▸ **Exercise description**: The entries below should be quoted exactly, with no pictures carried over.

▸ **Input**:
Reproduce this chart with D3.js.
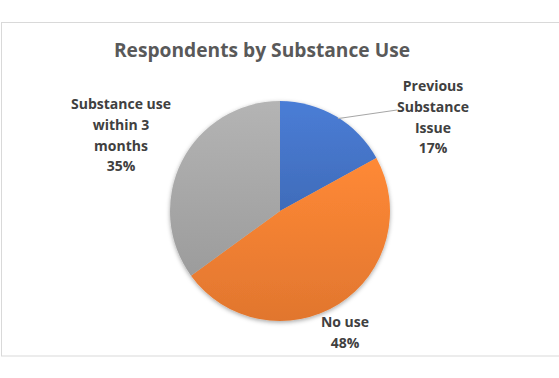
<!DOCTYPE html>
<html>
<head>
<meta charset="utf-8">
<script src="https://cdn.jsdelivr.net/npm/d3@7"></script>
<style>
    body { margin: 0; background: #fff; }
    text { font-family: "Open Sans", "Liberation Sans", sans-serif; }
</style>
</head>
<body>
<div id="chart"></div>
<script>
var categories = ["Previous Substance Issue", "No use", "Substance use within 3 months"];
var values = [17, 48, 35];
var labelLines = [
    ["Previous", "Substance", "Issue", "17%"],
    ["No use", "48%"],
    ["Substance use", "within 3", "months", "35%"]
];
var colors = ["#4472C4", "#ED7D31", "#A5A5A5"];

var width = 559,
    height = 378;

var svg = d3.select("#chart")
    .append("svg")
    .attr("width", width)
    .attr("height", height);

// chart frame
svg.append("rect")
    .attr("x", 1.5)
    .attr("y", 22.5)
    .attr("width", 570)
    .attr("height", 333.5)
    .attr("fill", "#fff")
    .attr("stroke", "#d9d9d9")
    .attr("stroke-width", 1);

svg.append("text")
    .attr("x", 262)
    .attr("y", 57)
    .attr("text-anchor", "middle")
    .attr("fill", "#595959")
    .attr("font-size", 19.2)
    .attr("font-weight", "bold")
    .text("Respondents by Substance Use");

var defs = svg.append("defs");

// soft shadow like excel
var filter = defs.append("filter").attr("id", "shadow")
    .attr("x", "-20%").attr("y", "-20%").attr("width", "140%").attr("height", "140%");
filter.append("feDropShadow")
    .attr("dx", 0).attr("dy", 1.5).attr("stdDeviation", 2)
    .attr("flood-color", "#000").attr("flood-opacity", 0.35);

colors.forEach(function (c, i) {
    var g = defs.append("linearGradient")
        .attr("id", "grad" + i)
        .attr("x1", 0).attr("y1", 0).attr("x2", 0).attr("y2", 1);
    g.append("stop").attr("offset", "0%").attr("stop-color", d3.color(c).brighter(0.25));
    g.append("stop").attr("offset", "100%").attr("stop-color", d3.color(c).darker(0.15));
});

var cx = 280, cy = 211, radius = 110;

var pie = d3.pie().sort(null).value(function (d) { return d; });
var arc = d3.arc().innerRadius(0).outerRadius(radius);

var g = svg.append("g")
    .attr("transform", "translate(" + cx + "," + cy + ")");

g.append("g")
    .attr("filter", "url(#shadow)")
    .selectAll("path")
    .data(pie(values))
    .enter()
    .append("path")
    .attr("d", arc)
    .attr("fill", function (d, i) { return "url(#grad" + i + ")"; });

// label positions relative to center (baseline of first line)
var labelPos = [[153, -120], [65, 116], [-159, -102]];

// leader line for first slice
var a0 = pie(values)[0];
var mid = (a0.startAngle + a0.endAngle) / 2 + 0.025;
g.append("line")
    .attr("x1", Math.sin(mid) * (radius - 1))
    .attr("y1", -Math.cos(mid) * (radius - 1))
    .attr("x2", 117)
    .attr("y2", -101)
    .attr("stroke", "#a6a6a6")
    .attr("stroke-width", 1);

labelLines.forEach(function (lines, i) {
    var t = g.append("text")
        .attr("text-anchor", "middle")
        .attr("fill", "#404040")
        .attr("font-size", 14)
        .attr("font-weight", "bold");
    lines.forEach(function (l, j) {
        t.append("tspan")
            .attr("x", labelPos[i][0])
            .attr("y", labelPos[i][1] + j * 20.8)
            .text(l);
    });
});
</script>
</body>
</html>
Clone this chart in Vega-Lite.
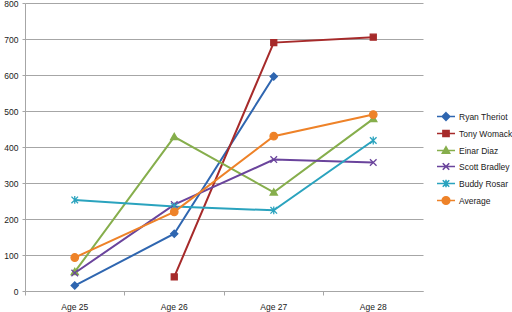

▸ **Finished answer**:
Reproduce this chart with D3.js.
<!DOCTYPE html>
<html>
<head>
<meta charset="utf-8">
<script src="https://cdn.jsdelivr.net/npm/d3@7"></script>
<style>
    body { margin: 0; background: #fff; }
    text { font-family: "Open Sans", "Liberation Sans", sans-serif; }
</style>
</head>
<body>
<div id="chart"></div>
<script>
var categories = ["Previous Substance Issue", "No use", "Substance use within 3 months"];
var values = [17, 48, 35];
var labelLines = [
    ["Previous", "Substance", "Issue", "17%"],
    ["No use", "48%"],
    ["Substance use", "within 3", "months", "35%"]
];
var colors = ["#4472C4", "#ED7D31", "#A5A5A5"];

var width = 559,
    height = 378;

var svg = d3.select("#chart")
    .append("svg")
    .attr("width", width)
    .attr("height", height);

// chart frame
svg.append("rect")
    .attr("x", 1.5)
    .attr("y", 22.5)
    .attr("width", 570)
    .attr("height", 333.5)
    .attr("fill", "#fff")
    .attr("stroke", "#d9d9d9")
    .attr("stroke-width", 1);

svg.append("text")
    .attr("x", 262)
    .attr("y", 57)
    .attr("text-anchor", "middle")
    .attr("fill", "#595959")
    .attr("font-size", 19.2)
    .attr("font-weight", "bold")
    .text("Respondents by Substance Use");

var defs = svg.append("defs");

// soft shadow like excel
var filter = defs.append("filter").attr("id", "shadow")
    .attr("x", "-20%").attr("y", "-20%").attr("width", "140%").attr("height", "140%");
filter.append("feDropShadow")
    .attr("dx", 0).attr("dy", 1.5).attr("stdDeviation", 2)
    .attr("flood-color", "#000").attr("flood-opacity", 0.35);

colors.forEach(function (c, i) {
    var g = defs.append("linearGradient")
        .attr("id", "grad" + i)
        .attr("x1", 0).attr("y1", 0).attr("x2", 0).attr("y2", 1);
    g.append("stop").attr("offset", "0%").attr("stop-color", d3.color(c).brighter(0.25));
    g.append("stop").attr("offset", "100%").attr("stop-color", d3.color(c).darker(0.15));
});

var cx = 280, cy = 211, radius = 110;

var pie = d3.pie().sort(null).value(function (d) { return d; });
var arc = d3.arc().innerRadius(0).outerRadius(radius);

var g = svg.append("g")
    .attr("transform", "translate(" + cx + "," + cy + ")");

g.append("g")
    .attr("filter", "url(#shadow)")
    .selectAll("path")
    .data(pie(values))
    .enter()
    .append("path")
    .attr("d", arc)
    .attr("fill", function (d, i) { return "url(#grad" + i + ")"; });

// label positions relative to center (baseline of first line)
var labelPos = [[153, -120], [65, 116], [-159, -102]];

// leader line for first slice
var a0 = pie(values)[0];
var mid = (a0.startAngle + a0.endAngle) / 2 + 0.025;
g.append("line")
    .attr("x1", Math.sin(mid) * (radius - 1))
    .attr("y1", -Math.cos(mid) * (radius - 1))
    .attr("x2", 117)
    .attr("y2", -101)
    .attr("stroke", "#a6a6a6")
    .attr("stroke-width", 1);

labelLines.forEach(function (lines, i) {
    var t = g.append("text")
        .attr("text-anchor", "middle")
        .attr("fill", "#404040")
        .attr("font-size", 14)
        .attr("font-weight", "bold");
    lines.forEach(function (l, j) {
        t.append("tspan")
            .attr("x", labelPos[i][0])
            .attr("y", labelPos[i][1] + j * 20.8)
            .text(l);
    });
});
</script>
</body>
</html>
Clone this chart in Vega-Lite.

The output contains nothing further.